Dass Bosch und Brose massiv Stellen abbauen, kommt kurz zur Sprache, aber scheint das Publikum längst nicht mehr so zu interessieren. Auch dass Blume den Verbrenner so lange wie möglich halten will ohne auf die veränderten Mobilitätsbedürfnisse besonders in Städten einzugehen (geschweige denn ohne die immensen Strafzahlungen zu rechtfertigen, die uns auf Grund unserer noch immer nicht sinkenden CO2-Emissionen drohen). Stattdessen Versteifung auf die Grüne Thesen des Ende des Verbrenners 2030, denn wir wären damit ja letztlich für den Arbeitsplatzverlust der Zukunft verantwortlich. Wieso fragt ihr Euch? Genau das habe ich mich auch gefragt, denn die Automobilbranche steckt ja schon jetzt in einer Krise. Wieso werden wir Grüne für eine Krise angegriffen, für die wir Lösungen bieten? Wieso werden wir für einen Status Quo, der offensichtlich nicht so weiter gehen kann, verantwortlich gemacht, wo die Regierungsverantwortung doch in anderer Hände liegt? Weil wir uns trauen auszusprechen, was so vielen Angst macht:  Wir müssen uns verändern.

Ja, die Automobilbranche ist gerade in Bamberg der wichtigste Industriezweig, den wir uns nicht leisten können zu verlieren. Aber Transformation heißt nicht Verlust. Es heißt Veränderung. Und das kann vor allem auch positiv sein! Die Herstellung eines E-Autos bindet an sich vielleicht deutlich weniger Arbeitskräfte als die Herstellung des Diesels oder Benziner, doch dafür entstehen doch so viele neue Arbeitsplätze in der Entwicklung, Forschung und Strategieentwicklung, vielleicht sogar mehr Arbeitsplätze als wir zuvor hatten. Wir müssen endlich beginnen die Transformation der Automobilbranche als Chance zu begreifen statt uns weiter an das sinkende Schiff zu klammern.

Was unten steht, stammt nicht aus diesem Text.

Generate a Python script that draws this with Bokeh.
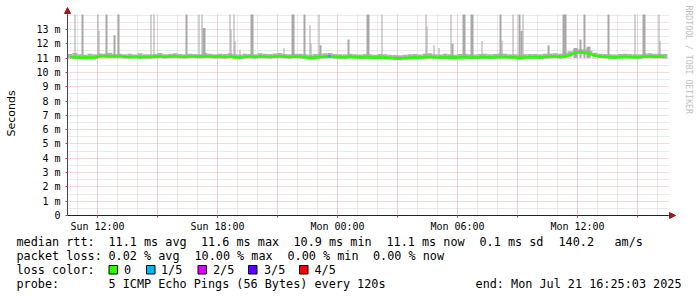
from bokeh.plotting import figure
from bokeh.models import (Range1d, SingleIntervalTicker, FixedTicker, Label, BoxAnnotation,
                          Arrow, NormalHead, LinearAxis, Grid)
from bokeh.embed import file_html
from bokeh.resources import INLINE

# ---------------- data (time in hours since Sun 00:00, values in ms) ----------------
T_START = 10.5          # first bin starts Sun 10:30
BIN_H = 0.25            # 15 minute bins

median_rtt = [
    11.08, 11.06, 11.04, 11.03, 11.05, 11.04,
    11.13, 11.15, 11.12, 11.14, 11.13,
    11.09, 11.08, 11.10, 11.07, 11.09, 11.08,
    11.10, 11.12, 11.09, 11.11, 11.13, 11.10, 11.09, 11.12, 11.11, 11.10, 11.13, 11.12, 11.09,
    11.10, 11.08, 11.11, 11.07, 11.04, 11.09, 11.10, 11.08, 11.12, 11.10, 11.09, 11.11, 11.13, 11.10, 11.08, 11.11,
    11.10, 11.06, 11.02, 11.05, 11.08, 11.10, 11.12, 11.09, 11.07, 11.06, 11.10, 11.08, 11.05, 11.07,
    11.06, 11.04, 11.07, 11.05, 11.02, 11.00, 10.98, 11.01, 11.03, 11.05, 11.04, 11.07, 11.09, 11.06, 11.04, 11.07,
    11.05, 11.03, 11.06, 11.08, 11.05, 11.04, 11.06, 11.08, 11.05, 11.07, 11.09, 11.08, 11.06, 11.05,
    11.02, 11.04, 11.06, 11.07, 11.05, 11.08, 11.10, 11.12, 11.09, 11.13, 11.22, 11.35,
    11.42, 11.38, 11.30, 11.18, 11.12, 11.10,
    11.07, 11.05, 11.08, 11.10, 11.08, 11.06, 11.07, 11.11, 11.12, 11.10, 11.11, 11.09,
]

smoke_high = [
    11.28, 11.35, 11.26, 11.24, 11.30, 11.27,
    11.32, 11.30, 11.38, 11.29, 11.31,
    11.26, 11.30, 11.25, 11.33, 11.27, 11.26,
    11.29, 11.35, 11.27, 11.30, 11.34, 11.28, 11.26, 11.31, 11.29, 11.27, 11.36, 11.30, 11.27,
    11.30, 11.28, 11.33, 11.27, 11.25, 11.31, 11.29, 11.26, 11.34, 11.30, 11.28, 11.32, 11.35, 11.29, 11.27, 11.30,
    11.31, 11.26, 11.24, 11.28, 11.30, 11.33, 11.36, 11.28, 11.26, 11.27, 11.31, 11.27, 11.25, 11.28,
    11.27, 11.24, 11.28, 11.26, 11.23, 11.21, 11.20, 11.24, 11.27, 11.29, 11.25, 11.30, 11.33, 11.27, 11.25, 11.30,
    11.27, 11.24, 11.29, 11.31, 11.26, 11.25, 11.28, 11.30, 11.26, 11.29, 11.32, 11.30, 11.27, 11.26,
    11.23, 11.26, 11.28, 11.29, 11.27, 11.30, 11.32, 11.34, 11.30, 11.36, 11.48, 11.58,
    11.62, 11.60, 11.52, 11.38, 11.30, 11.28,
    11.27, 11.25, 11.29, 11.31, 11.28, 11.26, 11.27, 11.32, 11.33, 11.30, 11.31, 11.28,
]

smoke_low = [
    10.98, 10.95, 10.94, 10.93, 10.95, 10.94,
    11.02, 11.04, 11.01, 11.03, 11.02,
    10.98, 10.97, 10.99, 10.96, 10.98, 10.97,
    10.99, 11.01, 10.98, 11.00, 11.02, 10.99, 10.98, 11.01, 11.00, 10.99, 11.02, 11.01, 10.98,
    10.99, 10.97, 11.00, 10.96, 10.93, 10.98, 10.99, 10.97, 11.01, 10.99, 10.98, 11.00, 11.02, 10.99, 10.97, 11.00,
    10.99, 10.95, 10.91, 10.94, 10.97, 10.99, 11.01, 10.98, 10.96, 10.95, 10.99, 10.97, 10.94, 10.96,
    10.95, 10.93, 10.96, 10.94, 10.91, 10.89, 10.87, 10.90, 10.92, 10.94, 10.93, 10.96, 10.98, 10.95, 10.93, 10.96,
    10.94, 10.92, 10.95, 10.97, 10.94, 10.93, 10.95, 10.97, 10.94, 10.96, 10.98, 10.97, 10.95, 10.94,
    10.91, 10.93, 10.95, 10.96, 10.94, 10.97, 10.99, 11.01, 10.98, 11.02, 11.10, 11.22,
    11.28, 11.25, 11.18, 11.06, 11.01, 10.99,
    10.96, 10.94, 10.97, 10.99, 10.97, 10.95, 10.96, 11.00, 11.01, 10.99, 11.00, 10.98,
]

# lost pings (of 5) per bin
loss = [
    0, 0, 0, 0, 0, 0, 0, 0, 0, 0, 0, 0, 0, 0, 0, 0, 0, 0, 0, 0,
    0, 0, 0, 0, 0, 0, 0, 0, 0, 0, 0, 0, 0, 0, 0, 0, 0, 0, 0, 0,
    0, 0, 0, 0, 0, 0, 0, 0, 0, 0, 0, 0, 1, 0, 0, 0, 0, 0, 0, 0,
    0, 0, 0, 0, 0, 0, 0, 0, 0, 0, 0, 0, 0, 0, 0, 0, 0, 0, 0, 0,
    0, 0, 0, 0, 0, 0, 0, 0, 0, 0, 0, 0, 0, 0, 0, 0, 0, 0, 0, 0,
    0, 0, 0, 0, 0, 0, 0, 0, 0, 0, 0, 0, 0, 0, 0, 0, 0, 0, 0, 0,
]

# slowest-ping spikes (smoke tops; 14.05 = reaches the top of the graph)
spike_start = [10.85, 11.20, 12.00, 12.05, 12.40, 12.80, 13.00, 14.65, 14.80, 16.40,
               17.05, 17.20, 17.25, 18.60, 18.65, 18.80, 18.85, 19.10, 19.65, 21.30,
               21.70, 22.30, 22.60, 22.65, 23.05, 23.10, 24.50, 25.45, 26.20, 28.40,
               28.45, 28.80, 29.05, 29.65, 29.70, 30.25, 30.65, 31.20, 32.10, 32.20,
               32.75, 33.05, 33.15, 33.25, 34.50, 35.25, 35.80, 36.10, 36.30, 36.45,
               37.50, 38.85, 39.25, 40.05, 40.10]
spike_end = [10.90, 11.30, 12.05, 12.10, 12.50, 12.90, 13.10, 14.70, 14.85, 16.50,
             17.10, 17.25, 17.40, 18.65, 18.70, 18.85, 18.90, 19.15, 19.80, 21.35,
             21.85, 22.40, 22.65, 22.70, 23.10, 23.20, 24.60, 25.60, 26.25, 28.45,
             28.50, 28.85, 29.10, 29.70, 29.80, 30.40, 30.80, 31.25, 32.20, 32.25,
             32.80, 33.15, 33.25, 33.30, 34.60, 35.45, 36.00, 36.20, 36.40, 36.65,
             37.60, 38.90, 39.40, 40.10, 40.15]
spike_top = [14.05, 14.05, 14.05, 12.9, 14.05, 12.6, 14.05, 14.05, 14.05, 14.05,
             14.05, 14.05, 13.1, 14.05, 13.0, 14.05, 12.2, 11.6, 14.05, 11.7,
             14.05, 14.05, 13.3, 12.0, 14.05, 11.9, 12.3, 14.05, 14.05, 14.05,
             13.2, 11.9, 11.7, 14.05, 12.0, 14.05, 14.05, 12.2, 14.05, 12.2,
             14.05, 14.05, 12.9, 14.05, 11.9, 14.05, 11.7, 12.3, 14.05, 11.8,
             14.05, 14.05, 14.05, 14.05, 12.2]

y_ticks = [0, 1, 2, 3, 4, 5, 6, 7, 8, 9, 10, 11, 12, 13]
y_tick_labels = ["0", "1 m", "2 m", "3 m", "4 m", "5 m", "6 m", "7 m", "8 m", "9 m",
                 "10 m", "11 m", "12 m", "13 m"]
y_minor = [0.5, 1.5, 2.5, 3.5, 4.5, 5.5, 6.5, 7.5, 8.5, 9.5, 10.5, 11.5, 12.5, 13.5, 14.0]
x_ticks = [12, 18, 24, 30, 36]
x_tick_labels = ["Sun 12:00", "Sun 18:00", "Mon 00:00", "Mon 06:00", "Mon 12:00"]
x_minor = [12, 15, 18, 21, 24, 27, 30, 33, 36, 39]

loss_palette = ["#26ff00", "#00b8ff", "#dd00ff", "#5e00ff", "#ff0000"]
loss_names = ["0", "1/5", "2/5", "3/5", "4/5"]

# legend rows: (text pieces, pixel x of each piece)
legend_rows = [
    (["median rtt:", "11.1 ms avg", "11.6 ms max", "10.9 ms min", "11.1 ms now",
      "0.1 ms sd", "140.2", "am/s"],
     [16, 108, 200.5, 293, 386, 479, 558, 614]),
    (["packet loss:", "0.02 % avg", "10.00 % max", "0.00 % min", "0.00 % now"],
     [16, 108, 194, 287, 372.5]),
    (["loss color:"], [16]),
    (["probe:", "5 ICMP Echo Pings (56 Bytes) every 120s"], [16, 108]),
]
end_text = "end: Mon Jul 21 16:25:03 2025"

# ---------------- layout constants (pixels) ----------------
W, H = 697, 297
FL, FR, FT, FB = 67, 668, 14, 215        # graph area edges
PX_PER_H = 20.0
Y_PX_PER_MS = 14.31
X_END = T_START + (FR - FL) / PX_PER_H
Y_TOP = (FB - FT) / Y_PX_PER_MS


def dx(px):
    return T_START + (px - FL) / PX_PER_H


def dy(py):
    return (FB - py) / Y_PX_PER_MS


MONO = "DejaVu Sans Mono"
LEG_FS = "11.8px"

p = figure(width=W, height=H, output_backend="svg", toolbar_location=None,
           x_range=Range1d(dx(0), dx(W)), y_range=Range1d(dy(H), dy(0)),
           x_axis_type=None, y_axis_type=None, min_border=0)
p.outline_line_color = None
p.background_fill_color = "white"
p.border_fill_color = "white"

# grids (limited to the graph area)
GRID_MAJOR = "#efb6b6"
GRID_MINOR = "#d4d4d4"
xgrid = Grid(dimension=0, ticker=SingleIntervalTicker(interval=3, num_minor_ticks=3),
             bounds=(T_START, X_END), cross_bounds=(0, Y_TOP),
             grid_line_color=GRID_MAJOR, grid_line_dash="1 1",
             minor_grid_line_color=GRID_MINOR, minor_grid_line_dash="1 1")
ygrid = Grid(dimension=1, ticker=FixedTicker(ticks=y_ticks, minor_ticks=y_minor),
             bounds=(0, Y_TOP), cross_bounds=(T_START, X_END),
             grid_line_color=GRID_MAJOR, grid_line_dash="1 1",
             minor_grid_line_color=GRID_MINOR, minor_grid_line_dash="1 1")
p.add_layout(xgrid)
p.add_layout(ygrid)

# axes placed on the graph edges
xax = LinearAxis(ticker=FixedTicker(ticks=x_ticks, minor_ticks=x_minor),
                 fixed_location=0, bounds=(T_START, X_END))
xax.major_label_overrides = {t: l for t, l in zip(x_ticks, x_tick_labels)}
xax.major_label_text_font = MONO
xax.major_label_text_font_size = "10px"
xax.major_label_text_color = "black"
xax.major_label_standoff = 3
xax.axis_line_color = "#222222"
xax.major_tick_line_color = "#c04040"
xax.major_tick_in = 0
xax.major_tick_out = 2
xax.minor_tick_line_color = "#c04040"
xax.minor_tick_in = 0
xax.minor_tick_out = 2
p.add_layout(xax, "below")

yax = LinearAxis(ticker=FixedTicker(ticks=y_ticks, minor_ticks=[]),
                 fixed_location=T_START, bounds=(0, Y_TOP))
yax.major_label_overrides = {t: l for t, l in zip(y_ticks, y_tick_labels)}
yax.major_label_text_font = MONO
yax.major_label_text_font_size = "10px"
yax.major_label_text_color = "black"
yax.major_label_standoff = 5
yax.axis_line_color = "#444444"
yax.major_tick_line_color = "#c04040"
yax.major_tick_in = 0
yax.major_tick_out = 2
yax.minor_tick_line_color = None
p.add_layout(yax, "left")

# smoke
n = len(median_rtt)
bin_left = [T_START + i * BIN_H for i in range(n)]
bin_right = [b + BIN_H for b in bin_left]
bin_mid = [b + BIN_H / 2 for b in bin_left]

p.quad(left=bin_left, right=bin_right, bottom=smoke_low, top=smoke_high,
       fill_color="#b0b0b0", line_color=None)
p.quad(left=spike_start, right=spike_end, bottom=11.0, top=spike_top,
       fill_color="#a8a8a8", line_color=None)

# median line coloured by loss
p.line(bin_mid, median_rtt, line_color=loss_palette[0], line_width=2.6)
lossy = [i for i in range(n) if loss[i] > 0]
p.segment(x0=[bin_left[i] + 0.05 for i in lossy], x1=[bin_right[i] - 0.1 for i in lossy],
          y0=[median_rtt[i] for i in lossy], y1=[median_rtt[i] for i in lossy],
          line_color=[loss_palette[loss[i]] for i in lossy], line_width=3)

# axis arrows
ARROW = "#a01818"
p.add_layout(Arrow(end=NormalHead(size=6, fill_color=ARROW, line_color=ARROW),
                   x_start=T_START, y_start=Y_TOP, x_end=T_START, y_end=dy(7),
                   line_color="#444444", line_width=1))
p.add_layout(Arrow(end=NormalHead(size=6, fill_color=ARROW, line_color=ARROW),
                   x_start=X_END, y_start=0, x_end=dx(675), y_end=0,
                   line_color="#222222", line_width=1))

# y axis title and watermark
p.add_layout(Label(x=dx(11), y=dy(113), text="Seconds", angle=1.5707963,
                   text_font="DejaVu Sans", text_font_size="11px", text_color="black",
                   text_align="center", text_baseline="middle"))
p.add_layout(Label(x=dx(688), y=dy(5), text="RRDTOOL / TOBI OETIKER", angle=-1.5707963,
                   text_font=MONO, text_font_size="8.2px", text_color="#c0c0c0",
                   text_align="left", text_baseline="middle"))

# legend text
row_y = [241, 255, 269, 283]
for (pieces, xs), ry in zip(legend_rows, row_y):
    for txt, px in zip(pieces, xs):
        p.add_layout(Label(x=dx(px), y=dy(ry), text=txt, text_font=MONO,
                           text_font_size=LEG_FS, text_color="black",
                           text_align="left", text_baseline="middle"))
p.add_layout(Label(x=dx(681), y=dy(283), text=end_text, text_font=MONO,
                   text_font_size=LEG_FS, text_color="black",
                   text_align="right", text_baseline="middle"))

box_left_px = [108.5, 146, 197.5, 248, 299]
name_left_px = [123.5, 160.5, 212.5, 263.5, 314]
for col, name, bl, nl in zip(loss_palette, loss_names, box_left_px, name_left_px):
    p.add_layout(BoxAnnotation(left=dx(bl), right=dx(bl + 8.5), top=dy(265), bottom=dy(273.5),
                               fill_color=col, fill_alpha=1, line_color="black", line_width=1,
                               line_alpha=1))
    p.add_layout(Label(x=dx(nl), y=dy(269), text=name, text_font=MONO,
                       text_font_size=LEG_FS, text_color="black",
                       text_align="left", text_baseline="middle"))

open("out.html", "w").write(file_html(p, INLINE))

Und da frage ich mich: Wo war denn die CSU und die SPD in den vergangenen Jahren, als es darum ging, Innovationen in der Automobilbranche zu fördern? Wo waren denn die erfolgreichen Unternehmen wie Bosch und Brose, die jetzt Arbeitsplätze ins Ausland verlagern, um wettbewerbsfähig zu bleiben? Jetzt marschiert der Weltmarkt vorneweg und wir kommen nicht mehr hinterher. Egal ob E-Mobilität oder Wasserstoff. Zu sehr auf dem eigenen Erfolg ausgeruht? Scheint so. Als zum Schluss Stoschek Klimaschützer in Deutschland auch noch als egoistisch beschimpft und dafür tosenden Applaus erntet, kann ich nur mit dem Kopf schütteln. Dieses verquere Statement hinterfragt im Gegensatz zu argumentativ belegbare Thesen der Grünen niemand ernsthaft.

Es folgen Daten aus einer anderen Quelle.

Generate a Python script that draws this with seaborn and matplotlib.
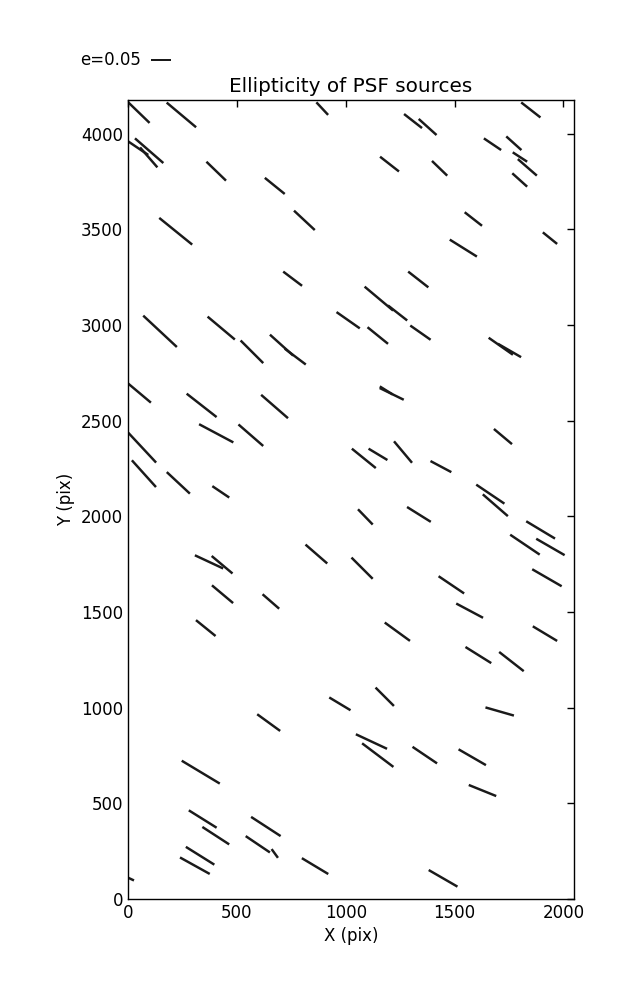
import numpy as np
import matplotlib
matplotlib.use('Agg')
import matplotlib.pyplot as plt
import seaborn as sns

# PSF star positions on the CCD (pix), ellipticity and whisker angle (deg)
x_pix = [50, 245, 892, 97, 47, 95, 405, 674, 810, 219, 756,
         1309, 1376, 1850, 1674, 1772, 1800, 1834, 1799, 1201, 1431, 1586,
         1938, 1540, 1333, 1152, 1238,
         147, 428, 569, 705, 768, 1011, 53, 338, 673, 405, 564, 65, 73, 231, 426,
         1147, 1343, 1712, 1752, 1211, 1186, 1722, 1083, 1148, 1263, 1437, 1664, 1687,
         372, 432, 865, 434, 656, 357,
         1090, 1336, 1895, 1823, 1940, 1075, 1485, 1924, 1569, 1237, 1915, 1609, 1761, 1179,
         973, 646, 334, 343, 403, 633, 596, 674, 331, 307, 859, 14,
         1707, 1118, 1147, 1363, 1581, 1628, 1447]
y_pix = [4110, 4098, 4131, 3911, 3924, 3876, 3804, 3727, 3547, 3490, 3242,
         4066, 4035, 4124, 3945, 3950, 3878, 3824, 3758, 3841, 3819, 3554,
         3454, 3402, 3238, 3138, 3063,
         2967, 2984, 2860, 2895, 2835, 3025, 2644, 2580, 2574, 2434, 2424, 2359, 2223, 2175, 2128,
         2945, 2960, 2889, 2867, 2640, 2658, 2417, 2303, 2324, 2336, 2260, 2116, 2058,
         1762, 1747, 1803, 1593, 1555, 1416,
         1997, 2010, 1929, 1852, 1840, 1729, 1642, 1679, 1507, 1397, 1387, 1275, 1241, 1057,
         1020, 922, 663, 418, 331, 379, 286, 238, 226, 174, 172, 104,
         980, 823, 752, 752, 741, 567, 108]
ellip = [0.074, 0.096, 0.043, 0.094, 0.060, 0.066, 0.068, 0.064, 0.071, 0.106, 0.059,
         0.057, 0.060, 0.061, 0.052, 0.051, 0.043, 0.063, 0.050, 0.060, 0.053, 0.055,
         0.046, 0.080, 0.064, 0.093, 0.061,
         0.115, 0.089, 0.080, 0.078, 0.066, 0.071, 0.074, 0.095, 0.089, 0.097, 0.082,
         0.102, 0.090, 0.079, 0.051,
         0.066, 0.062, 0.074, 0.067, 0.067, 0.038, 0.059, 0.077, 0.055, 0.070, 0.059, 0.085, 0.083,
         0.078, 0.068, 0.072, 0.069, 0.055, 0.063,
         0.053, 0.070, 0.084, 0.089, 0.082, 0.075, 0.077, 0.085, 0.076, 0.078, 0.071, 0.076,
         0.078, 0.065,
         0.062, 0.071, 0.111, 0.082, 0.080, 0.088, 0.073, 0.027, 0.084, 0.085, 0.077, 0.016,
         0.074, 0.086, 0.098, 0.074, 0.079, 0.074, 0.083]
theta = [-44, -40, -47, -41, -34, -49, -44, -39, -43, -39, -37,
         -38, -42, -38, -34, -42, -33, -41, -42, -38, -44, -38,
         -39, -32, -38, -40, -38,
         -43, -40, -45, -42, -37, -35, -40, -38, -41, -28, -41, -47, -48, -43, -34,
         -39, -35, -35, -30, -26, -32, -40, -39, -31, -50, -28, -34, -41,
         -25, -40, -41, -40, -41, -39,
         -46, -32, -31, -34, -30, -45, -34, -30, -28, -36, -31, -32, -38, -45,
         -31, -36, -31, -32, -33, -33, -34, -54, -32, -29, -31, -25,
         -16, -25, -37, -34, -30, -22, -30]

sns.set_theme(style='white', rc={'axes.edgecolor': 'black', 'axes.linewidth': 1.0,
                                 'text.color': 'black', 'axes.labelcolor': 'black',
                                 'xtick.color': 'black', 'ytick.color': 'black'})
plt.rcParams['font.family'] = ['DejaVu Sans']

e = np.array(ellip)
t = np.deg2rad(theta)
u = e * np.cos(t)
v = e * np.sin(t)

fig = plt.figure(figsize=(6.37, 10), dpi=100)
ax = fig.add_axes([0.201, 0.101, 0.700, 0.799])

# headless arrows -> whiskers, 0.05 ellipticity = 0.2 inch
q = ax.quiver(x_pix, y_pix, u, v, pivot='middle', color='k',
              headwidth=0, headlength=0, headaxislength=0,
              scale=0.25, scale_units='inches', width=0.0055)
ax.quiverkey(q, 0.237, 0.94, 0.05, 'e=0.05', labelpos='W',
             coordinates='figure', fontproperties={'size': 12})

ax.set_xlim(0, 2048)
ax.set_ylim(0, 4176)
ax.set_xticks([0, 500, 1000, 1500, 2000])
ax.set_yticks([0, 500, 1000, 1500, 2000, 2500, 3000, 3500, 4000])
ax.tick_params(direction='in', top=True, right=True, length=5, width=1,
               labelsize=12, colors='black')
ax.set_title('Ellipticity of PSF sources', fontsize=14.4, color='black')
ax.set_xlabel('X (pix)', fontsize=12)
ax.set_ylabel('Y (pix)', fontsize=12)

fig.savefig('out.png', dpi=100)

Ich habe versucht liberaler zu argumentieren, die Bedürfnisse der so wichtigen Gewerkschaftler zu berücksichtigen, war vorsichtig, Klimaschutz auch nur in den Mund zu nehmen, weil ich auf Dialogbereitschaft meiner (ausschließlich männlichen!) Diskussionspartner gehofft hatte. Denn genau darum muss es doch in der Politik gehen: Aufeinander zu gehen, Kompromisse schließen, bereit sein, sich auf die Argumente des Gegenübers einzulassen. Gerade dieses Thema ist doch viel zu wichtig, als es für parteipolitische Zwecke zu missbrauchen. Bamberg kann und muss zu einer modellhaften Transformationsregion wachsen, wenn wir gemeinsam daran arbeiten.

Und was uns alle eint, ist doch, dass wir das Auto der Zukunft in Deutschland produziert sehen wollen. Die aktuellen politischen Rahmenbedingungen, wie die Stellenverlagerungen von Brose und Bosch beweisen, fördern da im Moment das Gegenteil. Aber zur Not sind dann eben wieder wir Grünen Schuld …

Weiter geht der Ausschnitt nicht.